I am trying to load, process and write Parquet files in S3 with AWS Lambda. My testing / deployment process is:
- https://github.com/lambci/docker-lambda as a container to mock the Amazon environment, because of the native libraries that need to be installed (numpy amongst others).
- This procedure to generate a zip file: http://docs.aws.amazon.com/lambda/latest/dg/with-s3-example-deployment-pkg.html#with-s3-example-deployment-pkg-python
- Add a test python function to the zip, send it to S3, update the lambda and test it
It seems that there are two possible approaches, which both work locally to the docker container:
- fastparquet with s3fs: Unfortunately the unzipped size of the package is bigger than 256MB and therefore I can't update the Lambda code with it.
pyarrow with s3fs: I followed https://github.com/apache/arrow/pull/916 and when executed with the lambda function I get either:
- If I prefix the URI with S3 or S3N (as in the code example): In the Lambda environment
OSError: Passed non-file path: s3://mybucket/path/to/myfile
in pyarrow/parquet.py, line 848. Locally I getIndexError: list index out of range
in pyarrow/parquet.py, line 714 - If I don't prefix the URI with S3 or S3N: It works locally (I can read the parquet data).

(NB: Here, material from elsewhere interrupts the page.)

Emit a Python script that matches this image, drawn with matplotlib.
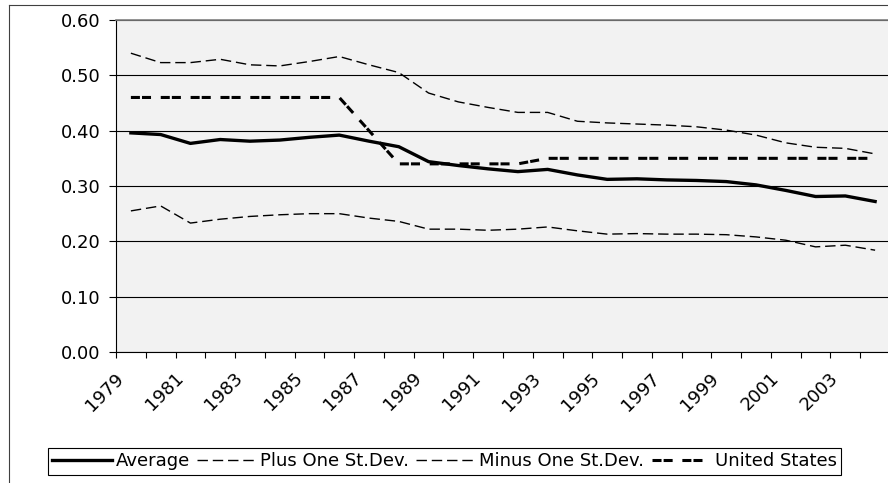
import numpy as np
import matplotlib
matplotlib.use('Agg')
import matplotlib.pyplot as plt
from matplotlib.lines import Line2D
from matplotlib.ticker import FormatStrFormatter
from matplotlib.transforms import ScaledTranslation

# data
years = list(range(1979, 2005))
average = [0.396, 0.393, 0.377, 0.384, 0.381, 0.383, 0.388, 0.392, 0.381, 0.371,
           0.344, 0.337, 0.331, 0.326, 0.330, 0.320, 0.312, 0.313, 0.311, 0.310,
           0.308, 0.302, 0.292, 0.281, 0.282, 0.272]
plus_sd = [0.540, 0.523, 0.523, 0.529, 0.519, 0.517, 0.525, 0.534, 0.519, 0.505,
           0.468, 0.452, 0.442, 0.433, 0.433, 0.417, 0.414, 0.412, 0.410, 0.407,
           0.401, 0.392, 0.378, 0.370, 0.368, 0.358]
minus_sd = [0.255, 0.264, 0.233, 0.240, 0.245, 0.248, 0.250, 0.250, 0.242, 0.236,
            0.222, 0.222, 0.220, 0.222, 0.226, 0.219, 0.213, 0.214, 0.213, 0.213,
            0.212, 0.208, 0.202, 0.190, 0.193, 0.184]
united_states = [0.46, 0.46, 0.46, 0.46, 0.46, 0.46, 0.46, 0.46, 0.40, 0.34,
                 0.34, 0.34, 0.34, 0.34, 0.35, 0.35, 0.35, 0.35, 0.35, 0.35,
                 0.35, 0.35, 0.35, 0.35, 0.35, 0.35]

plt.rcParams['font.family'] = 'DejaVu Sans'
plt.rcParams['lines.scale_dashes'] = False

W, H = 888, 483
fig = plt.figure(figsize=(W / 100, H / 100), dpi=100)
# plot area runs a little past the right edge of the picture, like the original
ax = fig.add_axes([116 / W, 1 - 352 / H, 774 / W, 332 / H])
ax.set_facecolor('#F2F2F2')

x = np.arange(len(years))
ax.plot(x, average, color='black', lw=2.4, label='Average', solid_joinstyle='round')
ax.plot(x, plus_sd, color='black', lw=1.0, dashes=(7.5, 3.5), label='Plus One St.Dev.')
ax.plot(x, minus_sd, color='black', lw=1.0, dashes=(7.5, 3.5), label='Minus One St.Dev.')
ax.plot(x, united_states, color='black', lw=2.2, dashes=(6.5, 1.5, 6.5, 7.0),
        label='United States')

ax.set_xlim(-0.5, len(years) - 0.5)
ax.set_ylim(0, 0.6)
ax.set_yticks(np.arange(0, 0.61, 0.1))
ax.yaxis.set_major_formatter(FormatStrFormatter('%.2f'))
ax.grid(axis='y', color='black', lw=0.8)
ax.set_axisbelow(True)

# tick marks between categories, labels on every other category
ax.set_xticks(np.arange(-0.5, len(years)))
ax.set_xticks(x[::2], minor=True)
ax.set_xticklabels([str(y) for y in years[::2]], minor=True, rotation=45,
                   ha='right', va='center', rotation_mode='anchor')
ax.tick_params(axis='x', which='major', length=4.3, width=0.8, labelbottom=False)
ax.tick_params(axis='x', which='minor', length=0, pad=17, labelsize=13)
ax.tick_params(axis='y', length=5, width=0.8, pad=6, labelsize=13)

# nudge the rotated year labels a bit to the left
shift = ScaledTranslation(-0.10, 0, fig.dpi_scale_trans)
for lbl in ax.get_xticklabels(minor=True):
    lbl.set_transform(lbl.get_transform() + shift)

ax.spines['left'].set_color('black')
ax.spines['bottom'].set_color('black')
ax.spines['top'].set_color('#808080')
ax.spines['top'].set_linewidth(1.2)
ax.spines['right'].set_visible(False)

leg = fig.legend(loc='center', bbox_to_anchor=(0.5006, 1 - 461.5 / H), ncol=4,
                 frameon=True, fancybox=False, edgecolor='black', fontsize=13,
                 handlelength=3.3, handletextpad=0.2, columnspacing=0.4,
                 borderpad=0.25, framealpha=1)
leg.get_frame().set_linewidth(0.8)

# chart frame (cut off at right and bottom in the reference)
fx, fy = 9 / W, 1 - 5 / H
fig.add_artist(Line2D([fx, fx], [0, fy], transform=fig.transFigure, color='#404040', lw=0.8))
fig.add_artist(Line2D([fx, 1], [fy, fy], transform=fig.transFigure, color='#404040', lw=0.8))

fig.savefig('out.png', dpi=100)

In the Lambda environment, I get the same
OSError: Passed non-file path: s3://mybucket/path/to/myfile
in pyarrow/parquet.py, line 848.
- If I prefix the URI with S3 or S3N (as in the code example): In the Lambda environment
My questions are :
- why do I get a different result in my docker container than I do in the Lambda environment?
- what is the proper way to give the URI?
- is there an accepted way to read Parquet files in S3 through AWS Lambda?
Thanks!